*Task details*. Faithfully return all lines, omitting every embedded picture.

*Dataset excerpt*.
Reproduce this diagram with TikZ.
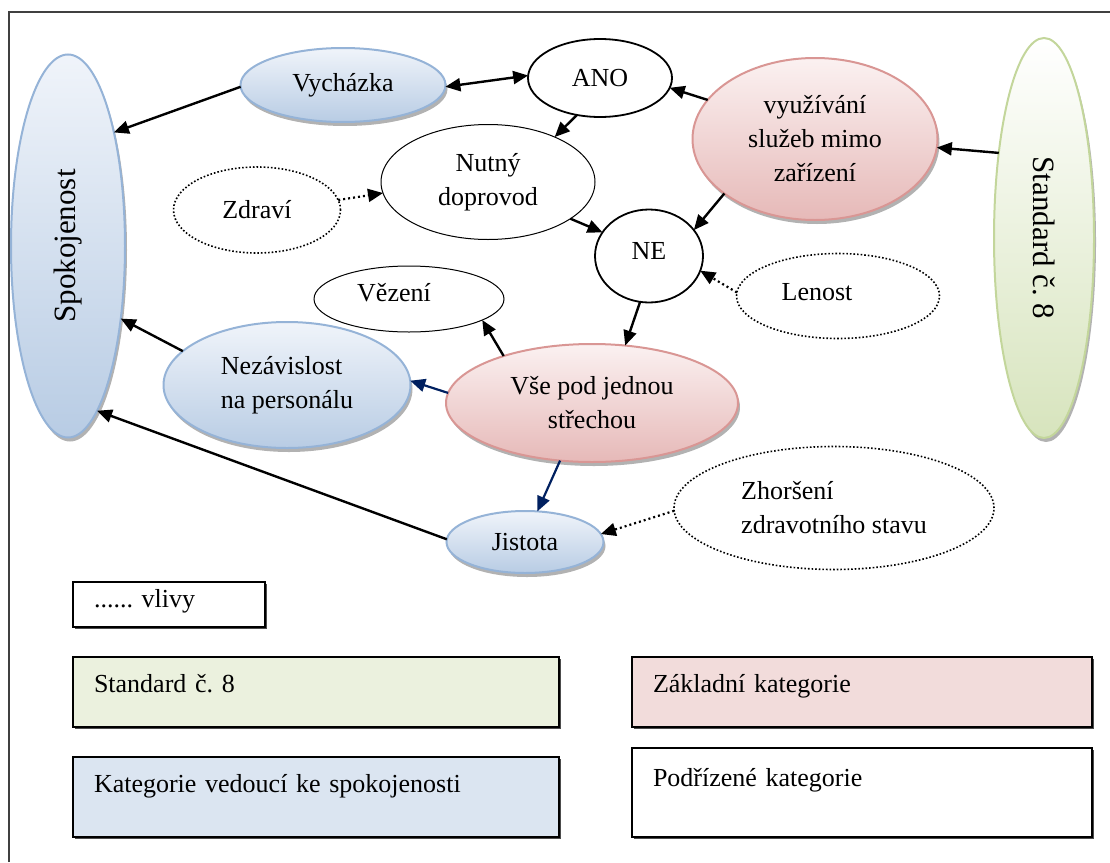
\documentclass[tikz,border=0pt]{standalone}
\usepackage{fontspec}
\setmainfont{Liberation Serif}
\usetikzlibrary{shapes.geometric,shadows,arrows.meta}
\definecolor{bluetop}{HTML}{F0F4FA}
\definecolor{bluebot}{HTML}{B8CCE4}
\definecolor{blueline}{HTML}{95B3D7}
\definecolor{pinktop}{HTML}{FBF1F1}
\definecolor{pinkbot}{HTML}{E6B9B8}
\definecolor{pinkline}{HTML}{D99694}
\definecolor{greentop}{HTML}{FFFFFF}
\definecolor{greenbot}{HTML}{D7E4BD}
\definecolor{greenline}{HTML}{C3D69B}
\definecolor{greenkey}{HTML}{EBF1DE}
\definecolor{pinkkey}{HTML}{F2DCDB}
\definecolor{bluekey}{HTML}{DBE5F1}
\definecolor{navy}{HTML}{002060}
\frenchspacing
\begin{document}
\begin{tikzpicture}[x=1pt, y=-1pt, >={Triangle[length=15pt,width=13pt]},
  font=\fontsize{26}{34}\selectfont,
  cat/.style={ellipse, inner sep=0pt, outer sep=0pt, align=center},
  catshadow/.style={drop shadow={shadow xshift=2pt, shadow yshift=-4pt, fill=black, opacity=.3}},
  bluecat/.style={cat, catshadow, draw=blueline, line width=2pt, top color=bluetop, bottom color=bluebot},
  pinkcat/.style={cat, catshadow, draw=pinkline, line width=2pt, top color=pinktop, bottom color=pinkbot},
  greencat/.style={cat, catshadow, draw=greenline, line width=2pt, top color=greentop, bottom color=greenbot},
  keycat/.style={cat, draw, line width=1.8pt, fill=white},
  subcat/.style={cat, draw, line width=1pt, fill=white},
  influence/.style={cat, draw, line width=1.6pt, dotted, fill=white},
  legendbox/.style={rectangle, draw, line width=1.5pt, inner xsep=21pt, inner ysep=0pt, align=left,
    drop shadow={shadow xshift=1.5pt, shadow yshift=-1.5pt, fill=black!70, opacity=1}},
  link/.style={line width=2.4pt},
  navylink/.style={line width=2.2pt, draw=navy, fill=navy},
  dotlink/.style={line width=2.2pt, dash pattern=on 2pt off 3pt}]
\useasboundingbox (0,0) rectangle (1110,862);
\draw[black!75, line width=1.5pt] (9,862) -- (9,12) -- (1110,12);
\node[bluecat, minimum width=114pt, minimum height=383pt] (spok) at (68,246) {\rotatebox{90}{\fontsize{31}{34}\selectfont Spokojenost}};
\node[bluecat, minimum width=205pt, minimum height=74pt] (vych) at (343,85) {Vycházka};
\node[keycat, minimum width=144pt, minimum height=78pt] (ano) at (600,78) {ANO};
\node[subcat, minimum width=214pt, minimum height=115pt] (nutny) at (488,182) {Nutný\\doprovod};
\node[influence, minimum width=167pt, minimum height=86pt] (zdravi) at (257,210) {Zdraví};
\node[pinkcat, minimum width=245pt, minimum height=162pt] (vyuz) at (815,139) {využívání\\služeb mimo\\zařízení};
\node[greencat, minimum width=100pt, minimum height=400pt] (std) at (1044,238) {\rotatebox{-90}{\fontsize{31}{34}\selectfont Standard č. 8}};
\node[keycat, minimum width=108pt, minimum height=93pt] (ne) at (649,256) {\raisebox{10pt}{NE}};
\node[influence, minimum width=203pt, minimum height=85pt] (lenost) at (838,296) {\raisebox{8pt}{Lenost}\hspace*{42pt}};
\node[subcat, minimum width=190pt, minimum height=66pt] (vezeni) at (409,299) {\raisebox{14pt}{Vězení}\hspace*{30pt}};
\node[bluecat, minimum width=247pt, minimum height=126pt, align=left] (nezav) at (287,385) {Nezávislost\\na personálu};
\node[pinkcat, minimum width=292pt, minimum height=118pt] (vse) at (592,403) {Vše pod jednou\\střechou};
\node[bluecat, minimum width=157pt, minimum height=62pt] (jist) at (525,542) {Jistota};
\node[influence, minimum width=320pt, minimum height=123pt, align=left] (zhor) at (834,508) {Zhoršení\\zdravotního stavu};
\draw[link, ->] (vych.181) -- (spok.68);
\draw[link, <->] (vych.-1) -- (ano.178);
\draw[link, ->] (vyuz.160) -- (ano.-8);
\draw[link, ->] (ano.-122) -- (nutny.34);
\draw[link, ->] (nutny.-24) -- (ne.153);
\draw[link, ->] (vyuz.-149) -- (ne.30);
\draw[link, ->] (std.118) -- (vyuz.-4);
\draw[dotlink, ->] (zdravi.7) -- (nutny.186);
\draw[dotlink, ->] (lenost.178) -- (ne.-16);
\draw[link, ->] (ne.-101) -- (vse.60);
\draw[link, ->] (vse.152) -- (vezeni.-16);
\draw[navylink, ->] (vse.176) -- (nezav.2);
\draw[link, ->] (nezav.162) -- (spok.-54);
\draw[link, ->] (jist.178) -- (spok.-80);
\draw[navylink, ->] (vse.-119) -- (jist.68);
\draw[dotlink, ->] (zhor.181) -- (jist.6);
\node[legendbox, fill=white, text width=150pt, text height=25pt, text depth=20pt] (keyinfl) at (169,604.5) {...... vlivy};
\node[legendbox, fill=greenkey, text width=444pt, text height=35pt, text depth=35pt] (keystd) at (316,692) {Standard č. 8};
\node[legendbox, fill=pinkkey, text width=418pt, text height=35pt, text depth=35pt] (keybase) at (862,692) {Základní kategorie};
\node[legendbox, fill=bluekey, text width=444pt, text height=35pt, text depth=45pt] (keylead) at (316,797) {Kategorie vedoucí ke spokojenosti};
\node[legendbox, fill=white, text width=418pt, text height=38pt, text depth=51pt] (keysub) at (862,792.5) {Podřízené kategorie};
\end{tikzpicture}
\end{document}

*Exercise response*.
Reproduce this diagram with TikZ.
\documentclass[tikz,border=0pt]{standalone}
\usepackage{fontspec}
\setmainfont{Liberation Serif}
\usetikzlibrary{shapes.geometric,shadows,arrows.meta}
\definecolor{bluetop}{HTML}{F0F4FA}
\definecolor{bluebot}{HTML}{B8CCE4}
\definecolor{blueline}{HTML}{95B3D7}
\definecolor{pinktop}{HTML}{FBF1F1}
\definecolor{pinkbot}{HTML}{E6B9B8}
\definecolor{pinkline}{HTML}{D99694}
\definecolor{greentop}{HTML}{FFFFFF}
\definecolor{greenbot}{HTML}{D7E4BD}
\definecolor{greenline}{HTML}{C3D69B}
\definecolor{greenkey}{HTML}{EBF1DE}
\definecolor{pinkkey}{HTML}{F2DCDB}
\definecolor{bluekey}{HTML}{DBE5F1}
\definecolor{navy}{HTML}{002060}
\frenchspacing
\begin{document}
\begin{tikzpicture}[x=1pt, y=-1pt, >={Triangle[length=15pt,width=13pt]},
  font=\fontsize{26}{34}\selectfont,
  cat/.style={ellipse, inner sep=0pt, outer sep=0pt, align=center},
  catshadow/.style={drop shadow={shadow xshift=2pt, shadow yshift=-4pt, fill=black, opacity=.3}},
  bluecat/.style={cat, catshadow, draw=blueline, line width=2pt, top color=bluetop, bottom color=bluebot},
  pinkcat/.style={cat, catshadow, draw=pinkline, line width=2pt, top color=pinktop, bottom color=pinkbot},
  greencat/.style={cat, catshadow, draw=greenline, line width=2pt, top color=greentop, bottom color=greenbot},
  keycat/.style={cat, draw, line width=1.8pt, fill=white},
  subcat/.style={cat, draw, line width=1pt, fill=white},
  influence/.style={cat, draw, line width=1.6pt, dotted, fill=white},
  legendbox/.style={rectangle, draw, line width=1.5pt, inner xsep=21pt, inner ysep=0pt, align=left,
    drop shadow={shadow xshift=1.5pt, shadow yshift=-1.5pt, fill=black!70, opacity=1}},
  link/.style={line width=2.4pt},
  navylink/.style={line width=2.2pt, draw=navy, fill=navy},
  dotlink/.style={line width=2.2pt, dash pattern=on 2pt off 3pt}]
\useasboundingbox (0,0) rectangle (1110,862);
\draw[black!75, line width=1.5pt] (9,862) -- (9,12) -- (1110,12);
\node[bluecat, minimum width=114pt, minimum height=383pt] (spok) at (68,246) {\rotatebox{90}{\fontsize{31}{34}\selectfont Spokojenost}};
\node[bluecat, minimum width=205pt, minimum height=74pt] (vych) at (343,85) {Vycházka};
\node[keycat, minimum width=144pt, minimum height=78pt] (ano) at (600,78) {ANO};
\node[subcat, minimum width=214pt, minimum height=115pt] (nutny) at (488,182) {Nutný\\doprovod};
\node[influence, minimum width=167pt, minimum height=86pt] (zdravi) at (257,210) {Zdraví};
\node[pinkcat, minimum width=245pt, minimum height=162pt] (vyuz) at (815,139) {využívání\\služeb mimo\\zařízení};
\node[greencat, minimum width=100pt, minimum height=400pt] (std) at (1044,238) {\rotatebox{-90}{\fontsize{31}{34}\selectfont Standard č. 8}};
\node[keycat, minimum width=108pt, minimum height=93pt] (ne) at (649,256) {\raisebox{10pt}{NE}};
\node[influence, minimum width=203pt, minimum height=85pt] (lenost) at (838,296) {\raisebox{8pt}{Lenost}\hspace*{42pt}};
\node[subcat, minimum width=190pt, minimum height=66pt] (vezeni) at (409,299) {\raisebox{14pt}{Vězení}\hspace*{30pt}};
\node[bluecat, minimum width=247pt, minimum height=126pt, align=left] (nezav) at (287,385) {Nezávislost\\na personálu};
\node[pinkcat, minimum width=292pt, minimum height=118pt] (vse) at (592,403) {Vše pod jednou\\střechou};
\node[bluecat, minimum width=157pt, minimum height=62pt] (jist) at (525,542) {Jistota};
\node[influence, minimum width=320pt, minimum height=123pt, align=left] (zhor) at (834,508) {Zhoršení\\zdravotního stavu};
\draw[link, ->] (vych.181) -- (spok.68);
\draw[link, <->] (vych.-1) -- (ano.178);
\draw[link, ->] (vyuz.160) -- (ano.-8);
\draw[link, ->] (ano.-122) -- (nutny.34);
\draw[link, ->] (nutny.-24) -- (ne.153);
\draw[link, ->] (vyuz.-149) -- (ne.30);
\draw[link, ->] (std.118) -- (vyuz.-4);
\draw[dotlink, ->] (zdravi.7) -- (nutny.186);
\draw[dotlink, ->] (lenost.178) -- (ne.-16);
\draw[link, ->] (ne.-101) -- (vse.60);
\draw[link, ->] (vse.152) -- (vezeni.-16);
\draw[navylink, ->] (vse.176) -- (nezav.2);
\draw[link, ->] (nezav.162) -- (spok.-54);
\draw[link, ->] (jist.178) -- (spok.-80);
\draw[navylink, ->] (vse.-119) -- (jist.68);
\draw[dotlink, ->] (zhor.181) -- (jist.6);
\node[legendbox, fill=white, text width=150pt, text height=25pt, text depth=20pt] (keyinfl) at (169,604.5) {...... vlivy};
\node[legendbox, fill=greenkey, text width=444pt, text height=35pt, text depth=35pt] (keystd) at (316,692) {Standard č. 8};
\node[legendbox, fill=pinkkey, text width=418pt, text height=35pt, text depth=35pt] (keybase) at (862,692) {Základní kategorie};
\node[legendbox, fill=bluekey, text width=444pt, text height=35pt, text depth=45pt] (keylead) at (316,797) {Kategorie vedoucí ke spokojenosti};
\node[legendbox, fill=white, text width=418pt, text height=38pt, text depth=51pt] (keysub) at (862,792.5) {Podřízené kategorie};
\end{tikzpicture}
\end{document}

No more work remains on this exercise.